I remember the days when e-mail was doled out by companies or organizations and you had to have a reason to get them. My first 2 e-mail addresses were .edu ones. Service sites like Yahoo started making them more common. I think my next e-mail address was from there. You can now get e-mail from many legitimate and dubious sources. You can also create your own e-mail server, something you can do for less than some paid e-mail services.

Either the Clinton “foundation” or the generic Clinton family empire created an e-mail server. This technology only requires a (leased) domain name, a computer with software and an internet connection. With that, a potential scandal was born. Of course, it’s one thing when Hillary Clinton has an e-mail address and only the recipients have a server-side copy. Someone I heard the other day brought up an even better point. How many people have Clinton e-mail addresses who worked at Hillary’s State Department?

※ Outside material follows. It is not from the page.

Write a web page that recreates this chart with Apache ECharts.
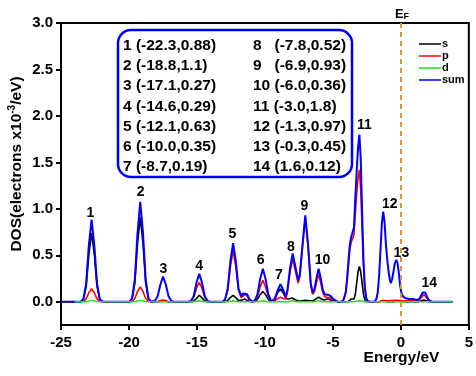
<!DOCTYPE html>
<html><head><meta charset="utf-8">
<script src="https://cdn.jsdelivr.net/npm/echarts@6/dist/echarts.min.js"></script>
<style>html,body{margin:0;padding:0;background:#fff}#c{width:476px;height:376px}</style>
</head><body><div id="c"></div>
<script>
// ---- data ----
const sDOS = [[-25,0],[-23.55,0],[-23.35,0.026],[-23.15,0.163],[-22.95,0.51],[-22.75,0.74],[-22.55,0.51],[-22.35,0.163],[-22.15,0.026],[-21.95,0],
[-19.97,0],[-19.77,0.032],[-19.57,0.20],[-19.37,0.628],[-19.17,0.91],[-18.97,0.628],[-18.77,0.20],[-18.57,0.032],[-18.37,0],
[-17.9,0],[-17.49,0.01],[-17.1,0],
[-15.4,0],[-15.2,0.012],[-15.0,0.04],[-14.83,0.07],[-14.65,0.045],[-14.45,0.012],[-14.25,0],
[-12.95,0],[-12.75,0.012],[-12.55,0.045],[-12.34,0.07],[-12.15,0.045],[-11.95,0.015],[-11.75,0.015],[-11.5,0.03],[-11.25,0.012],[-11.0,0],
[-10.75,0.003],[-10.55,0.025],[-10.35,0.076],[-10.15,0.11],[-9.95,0.076],[-9.75,0.025],[-9.55,0.003],
[-9.46,0.005],[-9.26,0.03],[-9.06,0.097],[-8.86,0.14],[-8.66,0.097],[-8.46,0.035],[-8.26,0.03],[-8.0,0.04],[-7.8,0.025],[-7.55,0.008],[-7.3,0.01],[-7.03,0.015],[-6.7,0.01],[-6.45,0.01],[-6.25,0.03],[-6.05,0.05],[-5.85,0.03],[-5.65,0.02],[-5.4,0.03],[-5.15,0.02],[-4.9,0.005],[-4.6,0],
[-3.9,0],[-3.65,0.03],[-3.45,0.03],[-3.35,0.08],[-3.25,0.2],[-3.15,0.32],[-3.05,0.38],[-2.95,0.32],[-2.85,0.2],[-2.75,0.08],[-2.65,0.02],[-2.5,0],
[-1.6,0],[-1.3,0.01],[-1.0,0],[-0.5,0],[-0.33,0.01],[0.0,0],[1.3,0],[1.7,0.02],[2.1,0],[3.8,0]];

const pDOS = [[-25,0],[-23.55,0],[-23.35,0.005],[-23.15,0.031],[-22.95,0.097],[-22.75,0.14],[-22.55,0.097],[-22.35,0.031],[-22.15,0.005],[-21.95,0],
[-19.97,0],[-19.77,0.006],[-19.57,0.035],[-19.37,0.11],[-19.17,0.16],[-18.97,0.11],[-18.77,0.035],[-18.57,0.006],[-18.37,0],
[-17.9,0],[-17.69,0.013],[-17.49,0.02],[-17.29,0.013],[-17.1,0],
[-15.63,0],[-15.43,0.007],[-15.23,0.046],[-15.03,0.145],[-14.83,0.21],[-14.63,0.145],[-14.43,0.046],[-14.23,0.007],[-14.03,0],
[-13.14,0],[-12.94,0.019],[-12.74,0.12],[-12.54,0.376],[-12.34,0.545],[-12.14,0.376],[-11.94,0.12],[-11.74,0.045],[-11.6,0.065],[-11.47,0.08],[-11.3,0.06],[-11.15,0.02],[-10.95,0],
[-10.75,0.008],[-10.55,0.05],[-10.35,0.159],[-10.15,0.23],[-9.95,0.159],[-9.75,0.05],[-9.55,0.008],
[-9.35,0.005],[-9.1,0.03],[-8.86,0.05],[-8.65,0.035],[-8.46,0.03],
[-8.36,0.09],[-8.16,0.31],[-7.96,0.46],[-7.76,0.33],[-7.56,0.20],[-7.43,0.27],[-7.23,0.60],[-7.03,0.90],[-6.83,0.60],[-6.63,0.18],[-6.49,0.08],[-6.35,0.11],[-6.2,0.21],[-6.05,0.29],[-5.9,0.21],[-5.75,0.10],[-5.6,0.055],[-5.4,0.045],[-5.2,0.04],[-5.0,0.025],[-4.8,0.008],[-4.6,0],
[-4.4,0],[-4.25,0.01],[-4.1,0.07],[-3.95,0.24],[-3.85,0.41],[-3.75,0.57],[-3.65,0.64],[-3.55,0.66],[-3.45,0.72],[-3.35,0.95],[-3.25,1.16],[-3.15,1.32],[-3.05,1.42],[-2.95,1.20],[-2.85,0.77],[-2.75,0.37],[-2.65,0.14],[-2.55,0.04],[-2.45,0.01],[-2.3,0],
[-1.6,0],[-1.3,0.015],[-1.0,0.01],[-0.33,0.015],[0.2,0.01],[1.3,0.01],[1.5,0.04],[1.7,0.08],[1.9,0.04],[2.1,0.005],[2.4,0],[3.8,0]];

const dDOS = [[-24,0],[-23.2,0],[-22.75,0.015],[-22.3,0],[-19.6,0],[-19.17,0.015],[-18.7,0],[-15.2,0],[-14.83,0.012],[-14.4,0],
[-12.7,0],[-12.34,0.012],[-12.0,0],[-10.5,0],[-10.15,0.012],[-9.8,0],[-8.3,0],[-7.96,0.01],[-7.6,0],[-6.4,0],[-6.05,0.01],[-5.7,0],
[-3.5,0],[-3.05,0.01],[-2.6,0],[3.8,0]];

const sumDOS = [[-25,0],[-23.55,0],[-23.35,0.031],[-23.15,0.195],[-22.95,0.61],[-22.75,0.885],[-22.55,0.61],[-22.35,0.195],[-22.15,0.031],[-21.95,0],
[-19.97,0],[-19.77,0.038],[-19.57,0.237],[-19.37,0.742],[-19.17,1.076],[-18.97,0.742],[-18.77,0.237],[-18.57,0.038],[-18.37,0],
[-18.29,0],[-18.09,0.01],[-17.89,0.06],[-17.69,0.186],[-17.49,0.27],[-17.29,0.186],[-17.09,0.06],[-16.89,0.01],[-16.69,0],
[-15.63,0],[-15.43,0.01],[-15.23,0.066],[-15.03,0.207],[-14.83,0.30],[-14.63,0.207],[-14.43,0.066],[-14.23,0.01],[-14.03,0],
[-13.14,0],[-12.94,0.022],[-12.74,0.139],[-12.54,0.435],[-12.34,0.63],[-12.14,0.435],[-11.94,0.139],[-11.74,0.06],[-11.6,0.09],[-11.47,0.11],[-11.3,0.08],[-11.15,0.03],[-10.95,0.002],
[-10.75,0.012],[-10.55,0.078],[-10.35,0.245],[-10.15,0.355],[-9.95,0.245],[-9.75,0.078],[-9.55,0.012],
[-9.4,0.01],[-9.26,0.04],[-9.06,0.125],[-8.86,0.19],[-8.66,0.13],[-8.5,0.06],[-8.36,0.11],[-8.16,0.35],[-7.96,0.52],[-7.76,0.38],[-7.56,0.23],[-7.43,0.30],[-7.23,0.62],[-7.03,0.93],[-6.83,0.62],[-6.63,0.20],[-6.49,0.10],[-6.35,0.14],[-6.2,0.26],[-6.05,0.355],[-5.9,0.26],[-5.75,0.13],[-5.6,0.08],[-5.4,0.075],[-5.2,0.065],[-5.0,0.035],[-4.8,0.01],[-4.6,0],
[-4.4,0],[-4.25,0.01],[-4.15,0.03],[-4.05,0.10],[-3.95,0.25],[-3.85,0.45],[-3.75,0.62],[-3.65,0.70],[-3.55,0.72],[-3.45,0.80],[-3.35,1.12],[-3.25,1.40],[-3.15,1.66],[-3.05,1.80],[-2.95,1.53],[-2.85,0.97],[-2.75,0.45],[-2.65,0.16],[-2.55,0.04],[-2.45,0.01],[-2.3,0],
[-1.95,0],[-1.8,0.03],[-1.7,0.10],[-1.6,0.28],[-1.5,0.55],[-1.4,0.84],[-1.3,0.97],[-1.2,0.86],[-1.1,0.62],[-1.0,0.45],[-0.9,0.32],[-0.8,0.23],[-0.74,0.20],[-0.65,0.24],[-0.55,0.32],[-0.45,0.41],[-0.33,0.45],[-0.25,0.42],[-0.15,0.31],[-0.05,0.17],[0.05,0.09],[0.15,0.06],[0.3,0.04],[0.6,0.03],[0.9,0.03],[1.2,0.02],[1.35,0.03],[1.5,0.07],[1.6,0.10],[1.7,0.11],[1.8,0.10],[1.9,0.06],[2.05,0.02],[2.3,0],[3.8,0]];

// peak table (annotation box)
const peakNo  = [1,2,3,4,5,6,7,8,9,10,11,12,13,14];
const peakE   = [-22.3,-18.8,-17.1,-14.6,-12.1,-10.0,-8.7,-7.8,-6.9,-6.0,-3.0,-1.3,-0.3,1.6];
const peakDOS = [0.88,1.1,0.27,0.29,0.63,0.35,0.19,0.52,0.93,0.36,1.8,0.97,0.45,0.12];
// where each peak number is written on the plot
const labelE = [-22.83,-19.15,-17.47,-14.83,-12.40,-10.32,-8.98,-8.08,-7.10,-5.76,-2.69,-0.81,0.04,2.09];
const labelV = [0.957,1.184,0.354,0.379,0.733,0.444,0.282,0.588,1.029,0.452,1.896,1.051,0.528,0.198];

const yTicks = [0,0.5,1.0,1.5,2.0,2.5,3.0];
const fermiE = 0;

const FONT = "'Liberation Sans', Arial, sans-serif";

const boxTexts = [];
peakNo.forEach((n,i)=>{
  const col = i < 7 ? 0 : 1;
  const row = i % 7;
  const num = col === 0 ? n + ' ' : (n < 10 ? n + '   ' : n + ' ');
  const txt = num + '(' + peakE[i].toFixed(1) + ',' + peakDOS[i] + ')';
  boxTexts.push({
    type:'text', z:10,
    style:{ text:txt, x: col===0 ? 123 : 253, y: 46 + row*20.1,
      fontSize:15.5, fontWeight:'bold', fontFamily:FONT, fill:'#000', verticalAlign:'middle', align:'left'}
  });
});

const chart = echarts.init(document.getElementById('c'), null, {renderer:'canvas'});
chart.setOption({
  animation:false,
  backgroundColor:'#fff',
  grid:{left:61, right:6, top:23, bottom:51, show:true, borderColor:'#000', borderWidth:2, backgroundColor:'transparent'},
  legend:{
    data:['s','p','d','sum'], orient:'vertical', left:414, top:33,
    icon:'rect', itemWidth:22, itemHeight:1.5, itemGap:0,
    textStyle:{fontSize:11, fontWeight:'bold', fontFamily:FONT, color:'#000', lineHeight:12, padding:[0,0,0,-4]}
  },
  xAxis:{
    type:'value', min:-25, max:5, interval:5,
    axisLine:{show:true, onZero:false, lineStyle:{color:'#000', width:2}},
    axisTick:{show:true, inside:false, length:5, lineStyle:{color:'#000', width:2}},
    axisLabel:{margin:10, fontSize:15, fontWeight:'bold', fontFamily:FONT, color:'#000'},
    splitLine:{show:false}
  },
  yAxis:{
    type:'value', min:-0.25, max:3.0,
    axisLine:{show:true, onZero:false, lineStyle:{color:'#000', width:2}},
    axisTick:{show:true, inside:false, length:5, customValues:yTicks, lineStyle:{color:'#000', width:2}},
    axisLabel:{margin:8, fontSize:15, fontWeight:'bold', fontFamily:FONT, color:'#000', customValues:yTicks,
      formatter:v=>v.toFixed(1)},
    splitLine:{show:false}
  },
  series:[
    {name:'s', type:'line', data:sDOS, symbol:'none', lineStyle:{color:'#000', width:1.6}, itemStyle:{color:'#000'}, z:2},
    {name:'p', type:'line', data:pDOS, symbol:'none', lineStyle:{color:'#ff0000', width:1.6}, itemStyle:{color:'#ff0000'}, z:3},
    {name:'sum', type:'line', data:sumDOS, symbol:'none', lineStyle:{color:'#0000ff', width:2}, itemStyle:{color:'#0000ff'}, z:4,
      markLine:{silent:true, symbol:'none', label:{show:false}, emphasis:{disabled:true},
        lineStyle:{color:'#d9952b', width:2, type:[5,4]}, data:[{xAxis:fermiE}]}},
    {name:'d', type:'line', data:dDOS, symbol:'none', lineStyle:{color:'#22dd22', width:1.5}, itemStyle:{color:'#22dd22'}, z:5},
    {name:'peaks', type:'scatter', symbolSize:0, z:6, itemStyle:{opacity:1, color:'#000'},
      data: labelE.map((e,i)=>[e, labelV[i], peakNo[i]]),
      label:{show:true, position:'inside', formatter:p=>String(p.value[2]), opacity:1,
        fontSize:14, fontWeight:'bold', fontFamily:FONT, color:'#000', textBorderWidth:0}}
  ],
  graphic:[
    {type:'rect', z:9, shape:{x:118, y:30, width:234, height:147, r:13},
      style:{fill:'none', stroke:'#0000ff', lineWidth:2.5}},
    ...boxTexts,
    {type:'text', z:10, x:17, y:164, rotation:Math.PI/2,
      style:{text:'{n|DOS(electrons x10}{s|-3}{n|/eV)}', align:'center', verticalAlign:'middle',
        rich:{ n:{fontSize:15.5, fontWeight:'bold', fontFamily:FONT, fill:'#000', lineHeight:20},
               s:{fontSize:10, fontWeight:'bold', fontFamily:FONT, fill:'#000', verticalAlign:'top', lineHeight:20, padding:[0,0,8,0]} }}},
    {type:'text', z:10,
      style:{text:'Energy/eV', x:401.5, y:358, align:'center', verticalAlign:'middle',
        fontSize:15.5, fontWeight:'bold', fontFamily:FONT, fill:'#000'}},
    {type:'text', z:10,
      style:{text:'{e|E}{f|F}', x:402, y:14, align:'center', verticalAlign:'middle',
        rich:{ e:{fontSize:13, fontWeight:'bold', fontFamily:FONT, fill:'#000', lineHeight:16},
               f:{fontSize:9, fontWeight:'bold', fontFamily:FONT, fill:'#000', lineHeight:16, padding:[6,0,0,0]} }}}
  ]
});
</script></body></html>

Criminals and terrorists have used closed e-mail clients to convey messages without being tracked. For example, if you save a “draft” e-mail message and let other people log into that account, you can communicate and no data goes through e-mail servers. The way a-mail works, if you send an e-mail from your .com address to another address on the same .com domain, the data will likely not move outside the server. No real record of the e-mail will exist, except on that server.

This is why the server should have been removed. Now, it’s probably wiped cleaner than Lois Lerner’s computer.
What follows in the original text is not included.